RIP Vernor Vinge
An immense figure who helped transform how we see the future
One of the very first "proper" science fiction books that I picked up as a teenager was a chunky paperback with bold red letters with a spaceship approaching what looked like an asteroid. It was a copy of Vernor Vinge's novel A Deepness in the Sky, and decades later, I still haven't gotten to read it. It's always been one of those aspirational to-read books for me (I included it in a list of a pile of classic books that I want to read last year), because of the influence and acclaim that's been sent its way.
Vinge passed away at the age of 79 on Wednesday: fellow author David Brin posted the news on Facebook, saying that he was "a titan in the literary genre that explores a limitless range of potential destinies, Vernor enthralled millions with tales of plausible tomorrows, made all the more vivid by his polymath masteries of language, drama, characters and the implications of science." The cause of death was complications related to Parkinsons, which he had been contending with for the last couple of years. (h/t to Nick G. in the Transfer Orbit slack for alerting us to the news.)
Technology and its deployment is often a fixture of the science fiction genre. Authors writing in 20th century pulp magazines often explored the future of air or space travel, imagining new vehicles that transported humans across the world and to the stars. As computer technology became widespread in the later half of the century, authors began to imagine the wild implications for our futures. Vinge was one of those authors.
Born on October 2nd, 1944, Vinge went on to attend Michigan State University, before moving on to the University of California in San Diego, where he eventually earned his PhD in mathematics in 1971, and taught both mathematics and computer science at San Diego State University until 2000, when he retired. He began publishing science fiction in his early 20s in magazines such as New Worlds, If, and Analog Science Fiction throughout the 1960s, '70s, and '80s. In 1969, he expanded one of his novellas into a novel, Grimm's World, and followed it in 1976 with The Witling.
Over the course of the 1980s, Vinge gained attention for his stories imagining digital worlds, which would eventually become a central conceit to the cyberpunk movement. His 1984 novel The Peace War and its sequel, 1986's Marooned in Realtime explored the ramifications of power and technology and were each nominated for the Hugo Award. In 1982, Vinge helped popularize a now common-place term: "the singularity", a point in human development where technological progress undergoes an uncontrollable growth, with unpredictable consequences.
Writing in Omni Magazine a year later, Vinge described it as an " intellectual transition as impenetrable as the knotted space-time at the center of a black hole, and the world will pass far beyond our understanding... A Cro-Magnon man brought into our present could eventually understand the changes of the last 35,000 years, The differences between contemporary man and creatures who live beyond the singularity is incomparably more profound; Even if we could visit their era, most of what we would see would be forever incomprehensible." In 2000, he spoke on NPR's Fresh Air about technological progress and how a singularity would change everything.
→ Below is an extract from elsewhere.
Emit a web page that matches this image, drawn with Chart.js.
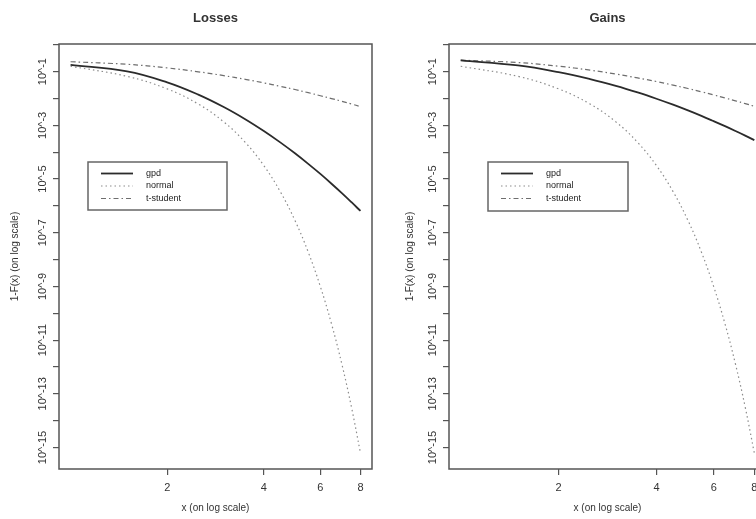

Another great interview to check out from him comes from 2012, when he spoke with the podcast Geek's Guide to the Galaxy.
In 1992, Vinge published A Fire Upon the Deep, a space opera set in the distant future involving interstellar superintelligences and efforts to contain a malevolent AI known as the "Blight". It shared the Hugo Award in 1993 with Connie Willis's Doomsday Book. In 1999, he published a prequel, A Deepness in the Sky, set tens of thousands of years earlier. It too earned the Hugo for Best Novel. In 2011, he published The Children of the Sky, a sequel to A Fire Upon the Deep. He published his last short story, "Legale", in Nature in 2017.
Vinge's ideas have been incredibly influential within science fiction circles and beyond. Writing in Roger Luckhurst's Science Fiction: A Literary History, scholar Gerry Canavan explains that the concept of a world profoundly transformed by technology "has tremendous currency among tech capitalists such as Ray Kurzweil, Peter Thiel, and Elon Musk, many of whom have publicly stated that they believe the Singularity is imminent."
We live in a world that's increasingly defined by the technology around us. We rely on the infrastructure that extends around the world for almost everything we do. I've come to really appreciate one of the things that science fiction does best: remind us that there's a certain limit to our understanding of the world around us. The world and universe is an immensely complicated place, and that our perception of it is limited by the sensory input that we're biologically wired up for. In many ways, the technology that surrounds us has the potential to augment our understanding of the world, unlocking vast potential for how far we can see, hear, and speak into the world–provided we don't destroy ourselves in the process. Of the authors that were influential to my own understanding of the genre, I see plenty of roads leading back to Vinge and his ideas.
With his passing, we've lost an immense figure who helped transform how we see the future.